Set all the material down again unchanged, without the pictures.

.....

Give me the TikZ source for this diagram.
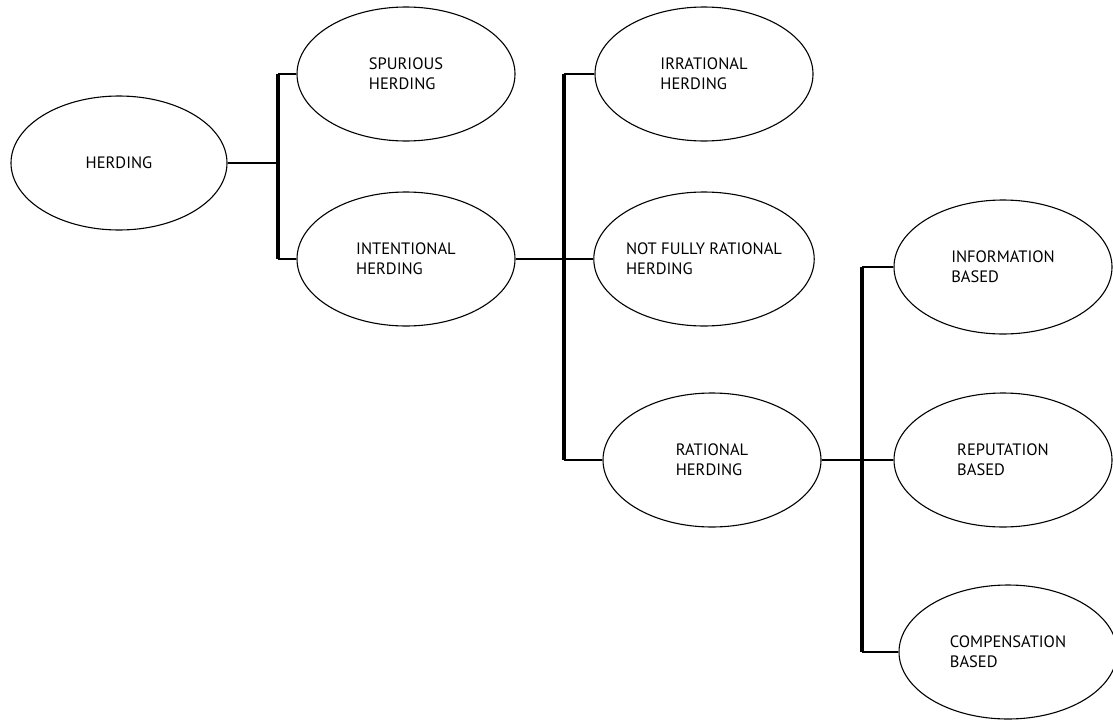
\documentclass[tikz,border=0pt]{standalone}
\usepackage{fontspec}
\setmainfont{PT Sans}
\usetikzlibrary{shapes.geometric}

\begin{document}
\begin{tikzpicture}[x=1pt,y=-1pt,every node/.style={font=\fontsize{16.5}{20}\selectfont},
  oval/.style={draw,ellipse,line width=1.1pt,minimum width=218pt,minimum height=134pt,inner sep=0pt,align=left},
  link/.style={line width=1.3pt},
  bar/.style={line width=3.4pt}]
\useasboundingbox (0,0) rectangle (1113,720);
% ellipses
\node[oval,minimum width=216pt] (herd) at (119,163) {HERDING};
\node[oval] (spur) at (406,74) {SPURIOUS\\HERDING};
\node[oval] (intent) at (406,259) {INTENTIONAL\\HERDING};
\node[oval] (irr) at (704,74) {IRRATIONAL\\HERDING};
\node[oval] (notfull) at (704,259) {NOT FULLY RATIONAL\\HERDING};
\node[oval] (rat) at (712,460) {RATIONAL\\HERDING};
\node[oval] (info) at (1003,267) {INFORMATION\\BASED};
\node[oval] (rep) at (1003,460) {REPUTATION\\BASED};
\node[oval] (comp) at (1008,652) {COMPENSATION\\BASED};
% junction columns
\coordinate (j1) at (278,0);
\coordinate (j2) at (564,0);
\coordinate (j3) at (862,0);
% level 1
\draw[link] (herd.east) -- (herd.east -| j1);
\draw[bar] (spur.west -| j1) -- (intent.west -| j1);
\draw[link] (spur.west -| j1) -- (spur.west);
\draw[link] (intent.west -| j1) -- (intent.west);
% level 2
\draw[link] (intent.east) -- (notfull.west);
\draw[bar] (irr.west -| j2) -- (rat.west -| j2);
\draw[link] (irr.west -| j2) -- (irr.west);
\draw[link] (rat.west -| j2) -- (rat.west);
% level 3
\draw[link] (rat.east) -- (rep.west);
\draw[bar] (info.west -| j3) -- (comp.west -| j3);
\draw[link] (info.west -| j3) -- (info.west);
\draw[link] (comp.west -| j3) -- (comp.west);
\end{tikzpicture}
\end{document}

.....

_Solution to this exercise_
Give me the TikZ source for this diagram.
\documentclass[tikz,border=0pt]{standalone}
\usepackage{fontspec}
\setmainfont{PT Sans}
\usetikzlibrary{shapes.geometric}

\begin{document}
\begin{tikzpicture}[x=1pt,y=-1pt,every node/.style={font=\fontsize{16.5}{20}\selectfont},
  oval/.style={draw,ellipse,line width=1.1pt,minimum width=218pt,minimum height=134pt,inner sep=0pt,align=left},
  link/.style={line width=1.3pt},
  bar/.style={line width=3.4pt}]
\useasboundingbox (0,0) rectangle (1113,720);
% ellipses
\node[oval,minimum width=216pt] (herd) at (119,163) {HERDING};
\node[oval] (spur) at (406,74) {SPURIOUS\\HERDING};
\node[oval] (intent) at (406,259) {INTENTIONAL\\HERDING};
\node[oval] (irr) at (704,74) {IRRATIONAL\\HERDING};
\node[oval] (notfull) at (704,259) {NOT FULLY RATIONAL\\HERDING};
\node[oval] (rat) at (712,460) {RATIONAL\\HERDING};
\node[oval] (info) at (1003,267) {INFORMATION\\BASED};
\node[oval] (rep) at (1003,460) {REPUTATION\\BASED};
\node[oval] (comp) at (1008,652) {COMPENSATION\\BASED};
% junction columns
\coordinate (j1) at (278,0);
\coordinate (j2) at (564,0);
\coordinate (j3) at (862,0);
% level 1
\draw[link] (herd.east) -- (herd.east -| j1);
\draw[bar] (spur.west -| j1) -- (intent.west -| j1);
\draw[link] (spur.west -| j1) -- (spur.west);
\draw[link] (intent.west -| j1) -- (intent.west);
% level 2
\draw[link] (intent.east) -- (notfull.west);
\draw[bar] (irr.west -| j2) -- (rat.west -| j2);
\draw[link] (irr.west -| j2) -- (irr.west);
\draw[link] (rat.west -| j2) -- (rat.west);
% level 3
\draw[link] (rat.east) -- (rep.west);
\draw[bar] (info.west -| j3) -- (comp.west -| j3);
\draw[link] (info.west -| j3) -- (info.west);
\draw[link] (comp.west -| j3) -- (comp.west);
\end{tikzpicture}
\end{document}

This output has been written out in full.